Лев Додин впервые за свой долгий творческий путь обратился к наследию Бертольта Брехта. Интригует — да. Удивляет — нет. Додин всегда был социальным пессимистом, скрупулезно исследующим тему разорванной связи времен и отношений человека с обстоятельствами и экстремальными условиями существования. Да и время сейчас такое… брехтовское.
В основе сценического сочинения лежат две пьесы, которые никогда в полном объеме не ставились на российской сцене — «Страх и отчаянье в Третьей империи» и «Разговоры беженцев», написанные в 1930–40-х годах, когда мир находился на грани неотвратимой катастрофы.
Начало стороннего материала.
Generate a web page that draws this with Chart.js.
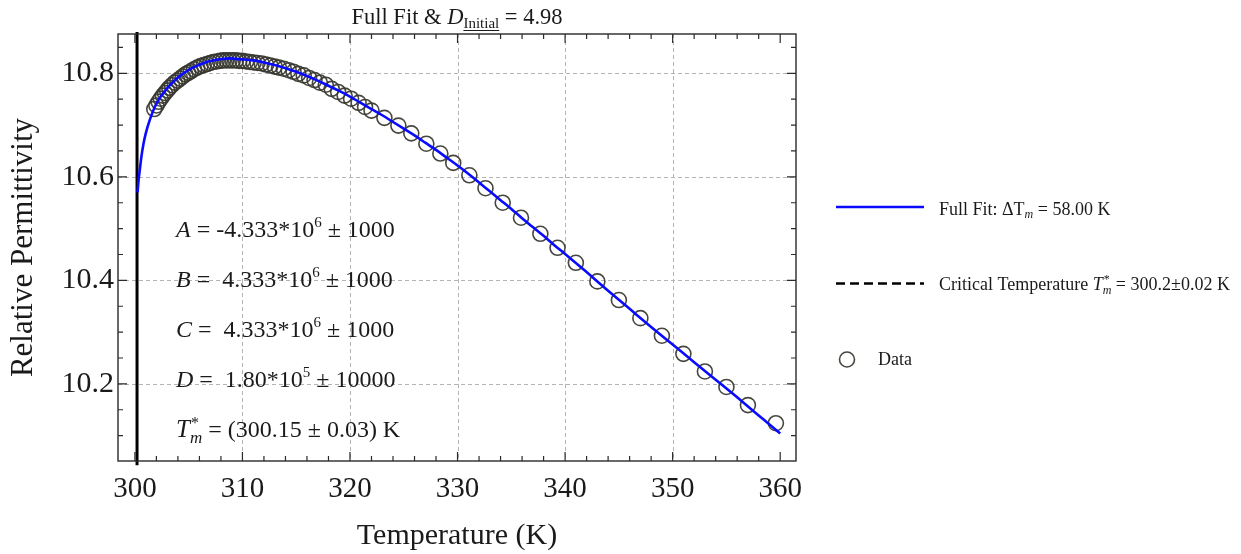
<!DOCTYPE html>
<html>
<head>
<meta charset="utf-8">
<script src="https://cdn.jsdelivr.net/npm/chart.js@4.4.1/dist/chart.umd.min.js"></script>
<style>
  html, body { margin: 0; padding: 0; background: #ffffff; }
  #wrap { width: 1241px; height: 554px; position: relative; }
</style>
</head>
<body>
<div id="wrap"><canvas id="c" width="1241" height="554"></canvas></div>
<script>
// Fitted permittivity curve (temperature in K, relative permittivity)
const fitT = [300.25, 300.35, 300.45, 300.6, 300.8, 301.0, 301.4, 301.85, 302.3, 302.8,
  303.3, 303.8, 304.3, 304.8, 305.3, 305.8, 306.3, 306.8, 307.3, 307.8,
  308.3, 308.8, 309.3, 310, 311, 312, 313, 314, 315, 316,
  317, 318, 319, 320, 321, 322, 323, 324, 325, 326,
  327, 328, 329, 330, 331, 332, 333, 334, 335, 336,
  337, 338, 339, 340, 342, 344, 346, 348, 350, 352,
  354, 356, 358, 360];
const fitEps = [10.570, 10.595, 10.612, 10.638, 10.664, 10.683, 10.711, 10.735, 10.752, 10.766,
  10.778, 10.788, 10.797, 10.804, 10.810, 10.815, 10.819, 10.823, 10.825, 10.827,
  10.828, 10.829, 10.828, 10.827, 10.825, 10.821, 10.816, 10.810, 10.803, 10.795,
  10.786, 10.776, 10.766, 10.755, 10.743, 10.731, 10.719, 10.706, 10.693, 10.680,
  10.666, 10.652, 10.637, 10.622, 10.606, 10.589, 10.572, 10.555, 10.538, 10.520,
  10.503, 10.486, 10.468, 10.451, 10.416, 10.380, 10.345, 10.310, 10.276, 10.242,
  10.208, 10.174, 10.139, 10.104];

// Measured points
const dataT = [301.8, 302.0, 302.2, 302.4, 302.6, 302.8, 303.0, 303.2, 303.45, 303.7,
  303.95, 304.2, 304.45, 304.7, 304.95, 305.2, 305.5, 305.8, 306.1, 306.4,
  306.7, 307.0, 307.3, 307.6, 307.9, 308.2, 308.5, 308.8, 309.1, 309.4,
  309.7, 310.0, 310.35, 310.7, 311.05, 311.4, 311.8, 312.2, 312.6, 313.0,
  313.4, 313.85, 314.3, 314.75, 315.2, 315.7, 316.2, 316.7, 317.2, 317.75,
  318.3, 318.9, 319.5, 320.1, 320.8, 321.4, 322.0, 323.2, 324.5, 325.7,
  327.1, 328.4, 329.6, 331.1, 332.6, 334.2, 335.9, 337.7, 339.3, 341.0,
  343.0, 345.0, 347.0, 349.0, 351.0, 353.0, 355.0, 357.0, 359.6];
const dataEps = [10.731, 10.738, 10.745, 10.751, 10.757, 10.762, 10.767, 10.772, 10.777, 10.782,
  10.786, 10.790, 10.794, 10.798, 10.801, 10.804, 10.808, 10.811, 10.814, 10.816,
  10.818, 10.820, 10.822, 10.823, 10.824, 10.825, 10.825, 10.825, 10.825, 10.825,
  10.824, 10.824, 10.823, 10.822, 10.821, 10.820, 10.819, 10.817, 10.815, 10.813,
  10.811, 10.809, 10.806, 10.803, 10.799, 10.796, 10.791, 10.787, 10.782, 10.778,
  10.770, 10.764, 10.757, 10.751, 10.743, 10.735, 10.728, 10.714, 10.699, 10.684,
  10.664, 10.645, 10.627, 10.603, 10.578, 10.550, 10.521, 10.490, 10.463, 10.434,
  10.398, 10.362, 10.327, 10.293, 10.258, 10.224, 10.194, 10.159, 10.124];

// Critical temperature marker
const criticalT = 300.2;

// Axes
const xTickValues = [300, 310, 320, 330, 340, 350, 360];
const xGridValues = [310, 320, 330, 340, 350];
const yTickValues = [10.2, 10.4, 10.6, 10.8];
const xLimits = [298.43, 361.47];
const yLimits = [10.051, 10.876];
const xMinorStep = 2;
const yMinorStep = 0.05;

const SERIF = '"Liberation Serif", "Times New Roman", serif';
const INK = '#1a1a1a';

function fontOf(s) {
  return (s.i ? 'italic ' : '') + s.size + 'px ' + SERIF;
}
function richWidth(ctx, segs) {
  let w = 0;
  for (const s of segs) {
    ctx.font = fontOf(s);
    if (!s.stack) w += ctx.measureText(s.t).width + (s.dx || 0);
  }
  return w;
}
function drawRich(ctx, x, y, segs) {
  for (const s of segs) {
    ctx.font = fontOf(s);
    const w = ctx.measureText(s.t).width;
    ctx.fillText(s.t, x + (s.ox || 0), y + (s.dy || 0));
    if (s.u) {
      ctx.fillRect(x, y + (s.dy || 0) + 2, w, 1);
    }
    if (!s.stack) x += w + (s.dx || 0);
  }
}

// Dashed grid behind the data
const gridPlugin = {
  id: 'dashGrid',
  beforeDatasetsDraw(chart) {
    const { ctx, chartArea: a, scales: { x, y } } = chart;
    ctx.save();
    ctx.strokeStyle = '#b4b4b4';
    ctx.lineWidth = 1;
    ctx.setLineDash([4, 3]);
    for (const v of xGridValues) {
      const px = Math.round(x.getPixelForValue(v)) + 0.5;
      ctx.beginPath(); ctx.moveTo(px, a.top); ctx.lineTo(px, a.bottom); ctx.stroke();
    }
    for (const v of yTickValues) {
      const py = Math.round(y.getPixelForValue(v)) + 0.5;
      ctx.beginPath(); ctx.moveTo(a.left, py); ctx.lineTo(a.right, py); ctx.stroke();
    }
    ctx.restore();
  }
};

// Frame with inward ticks, annotations, title and legend
const framePlugin = {
  id: 'frameAndText',
  afterDatasetsDraw(chart) {
    const { ctx, chartArea: a, scales: { x, y } } = chart;
    ctx.save();
    ctx.strokeStyle = '#2a2a2a';
    ctx.lineWidth = 1.4;
    ctx.strokeRect(a.left, a.top, a.right - a.left, a.bottom - a.top);
    ctx.lineWidth = 1.2;
    const major = 9, minor = 5;
    for (let v = 300; v <= 361; v += xMinorStep) {
      const px = x.getPixelForValue(v);
      const len = (v % 10 === 0) ? major : minor;
      ctx.beginPath();
      ctx.moveTo(px, a.bottom); ctx.lineTo(px, a.bottom - len);
      ctx.moveTo(px, a.top); ctx.lineTo(px, a.top + len);
      ctx.stroke();
    }
    for (let k = 0; k * yMinorStep + 10.1 <= 10.86; k++) {
      const v = 10.1 + k * yMinorStep;
      const py = y.getPixelForValue(v);
      const isMajor = k % 4 === 2;
      const len = isMajor ? major : minor;
      ctx.beginPath();
      ctx.moveTo(a.left, py); ctx.lineTo(a.left + len, py);
      ctx.moveTo(a.right, py); ctx.lineTo(a.right - len, py);
      ctx.stroke();
    }
    ctx.restore();
  },
  afterDraw(chart) {
    const { ctx } = chart;
    ctx.save();
    ctx.fillStyle = INK;
    ctx.textBaseline = 'alphabetic';
    ctx.textAlign = 'left';

    // Title
    const T = 22.5;
    const title = [
      { t: 'Full Fit & ', size: T },
      { t: 'D', size: T, i: true },
      { t: 'Initial', size: 15, dy: 4, u: true },
      { t: ' = 4.98', size: T }
    ];
    const tw = richWidth(ctx, title);
    const cx = (chart.chartArea.left + chart.chartArea.right) / 2;
    drawRich(ctx, cx - tw / 2, 24, title);

    // Fit parameters
    const F = 24, S = 15;
    const lx = 176;
    drawRich(ctx, lx, 237, [
      { t: 'A', size: F, i: true }, { t: ' = -4.333*10', size: F },
      { t: '6', size: S, dy: -10 }, { t: ' \u00b1 1000', size: F }]);
    drawRich(ctx, lx, 287, [
      { t: 'B', size: F, i: true }, { t: ' =  4.333*10', size: F },
      { t: '6', size: S, dy: -10 }, { t: ' \u00b1 1000', size: F }]);
    drawRich(ctx, lx, 337, [
      { t: 'C', size: F, i: true }, { t: ' =  4.333*10', size: F },
      { t: '6', size: S, dy: -10 }, { t: ' \u00b1 1000', size: F }]);
    drawRich(ctx, lx, 387, [
      { t: 'D', size: F, i: true }, { t: ' =  1.80*10', size: F },
      { t: '5', size: S, dy: -10 }, { t: ' \u00b1 10000', size: F }]);
    drawRich(ctx, lx, 437, [
      { t: 'T', size: F + 1, i: true },
      { t: '*', size: S + 1, dy: -9, ox: 1, stack: true },
      { t: 'm', size: S + 2, i: true, dy: 6 },
      { t: ' = (300.15 \u00b1 0.03) K', size: F }]);

    // Legend
    const ds = chart.data.datasets;
    const L = 18;
    ctx.lineWidth = ds[0].borderWidth;
    ctx.strokeStyle = ds[0].borderColor;
    ctx.beginPath(); ctx.moveTo(836, 207); ctx.lineTo(924, 207); ctx.stroke();
    drawRich(ctx, 939, 215, [
      { t: 'Full Fit: \u0394T', size: L },
      { t: 'm', size: 12, i: true, dy: 3 },
      { t: ' = 58.00 K', size: L }]);

    ctx.strokeStyle = ds[1].borderColor;
    ctx.lineWidth = 2.6;
    ctx.setLineDash([9, 5]);
    ctx.beginPath(); ctx.moveTo(836, 283.5); ctx.lineTo(924, 283.5); ctx.stroke();
    ctx.setLineDash([]);
    drawRich(ctx, 939, 290, [
      { t: 'Critical Temperature ', size: L },
      { t: 'T', size: L, i: true },
      { t: '*', size: 12, dy: -7, ox: 1, stack: true },
      { t: 'm', size: 12, i: true, dy: 4 },
      { t: ' = 300.2\u00b10.02 K', size: L }]);

    ctx.strokeStyle = ds[2].borderColor;
    ctx.lineWidth = ds[2].borderWidth;
    ctx.beginPath(); ctx.arc(847, 359.5, ds[2].pointRadius, 0, Math.PI * 2); ctx.stroke();
    drawRich(ctx, 878, 365, [{ t: 'Data', size: L }]);
    ctx.restore();
  }
};

const fitPoints = fitT.map((t, i) => ({ x: t, y: fitEps[i] }));
const dataPoints = dataT.map((t, i) => ({ x: t, y: dataEps[i] }));
const criticalPoints = [{ x: criticalT, y: yLimits[0] - 0.008 }, { x: criticalT, y: yLimits[1] + 0.004 }];

new Chart(document.getElementById('c'), {
  type: 'scatter',
  data: {
    datasets: [
      {
        label: 'Full Fit',
        data: fitPoints,
        showLine: true,
        borderColor: '#0a0aff',
        borderWidth: 2.6,
        pointRadius: 0,
        cubicInterpolationMode: 'monotone',
        fill: false
      },
      {
        label: 'Critical Temperature',
        data: criticalPoints,
        showLine: true,
        borderColor: '#000000',
        borderWidth: 3,
        pointRadius: 0,
        clip: false
      },
      {
        label: 'Data',
        data: dataPoints,
        showLine: false,
        pointStyle: 'circle',
        pointRadius: 7.5,
        borderWidth: 1.6,
        borderColor: 'rgba(55,55,48,0.92)',
        backgroundColor: 'rgba(0,0,0,0)'
      }
    ]
  },
  options: {
    responsive: false,
    animation: false,
    devicePixelRatio: 1,
    layout: { padding: { left: 0, right: 445, top: 34, bottom: 0 } },
    plugins: { legend: { display: false }, tooltip: { enabled: false }, title: { display: false } },
    scales: {
      x: {
        type: 'linear',
        min: xLimits[0],
        max: xLimits[1],
        afterBuildTicks: s => { s.ticks = xTickValues.map(v => ({ value: v })); },
        afterFit: s => { s.height = 93; },
        grid: { display: false, drawTicks: false },
        border: { display: false },
        ticks: {
          color: INK,
          font: { family: SERIF, size: 29 },
          padding: 11,
          maxRotation: 0,
          autoSkip: false,
          callback: v => String(v)
        },
        title: {
          display: true,
          text: 'Temperature (K)',
          color: INK,
          font: { family: SERIF, size: 30, lineHeight: 1.2 },
          padding: { top: 0, bottom: 0 }
        }
      },
      y: {
        type: 'linear',
        min: yLimits[0],
        max: yLimits[1],
        afterBuildTicks: s => { s.ticks = yTickValues.map(v => ({ value: v })); },
        afterFit: s => { s.width = 118; },
        grid: { display: false, drawTicks: false },
        border: { display: false },
        ticks: {
          color: INK,
          font: { family: SERIF, size: 30 },
          padding: 4,
          autoSkip: false,
          callback: v => v.toFixed(1)
        },
        title: {
          display: true,
          text: 'Relative Permittivity',
          color: INK,
          font: { family: SERIF, size: 31, lineHeight: 1.2 },
          padding: { top: 5, bottom: 0 }
        }
      }
    }
  },
  plugins: [gridPlugin, framePlugin]
});
</script>
</body>
</html>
Стена с огромными полуразбитыми окнами делит сцену пополам. На авансцене серость, сырость и бесконечный дождь (сценография Александра Боровского). Обочина жизни, где за столиками летнего кафе сидят нервные и напуганные люди. Те, кто обречен. Мизансцена статична. Ужас и отчаянье сковывают человека, ввергают в оцепенение. По ту сторону страшных оконных глазниц все иначе: там тепло и много света, там музыка и веселье. На обочине — поколение отцов, в ритме кабаре — детей. Молодежь, у которой все впереди, строители светлого будущего. Они сойдутся только один раз, и тяжеловесное действие буквально взорвется. Мрачный мир отцов осветится ярким светом, когда в него придут юные «фрицы» (Станислав Ткаченко, Иван Чепура и Евгений Санников), чтоб показать парочку фокусов. На сцене разворачивается психологическая игра между их предводителем Геберле (Евгений Санников) и безработным Францем (Станислав Никольский). Ее исход ясен с самого начала. Мощный, молодой, с туповатым выражением лица, с тяжелым взглядом из-под нависших век, отвратительный в своей уверенности Геберле (это время для него и для таких, как он) — и тонкий, почти прозрачный, хрупкий полуюродивый Франц, герой Станислава Никольского, наследника бехтеревских ролей. Разве может Он противостоять? Нет, он обречен. Он в ловушке. Один хлопок по спине от юного нациста, кажущегося дружественно настроенным, — и белый крест мелом на пиджаке. Франц — мишень, и судьба его решена. А у Геберле все продолжается по-старому: музыка, пиво, колбаски, похоть и блестящие бриллианты для любимой девушки. Героиня Надежды Некрасовой победоносно показывает кольцо на пальце всем окружающим, и в этом нет женского хвастовства — это жест победы. Мир у ее ног, потому что им правят такие, как Геберле.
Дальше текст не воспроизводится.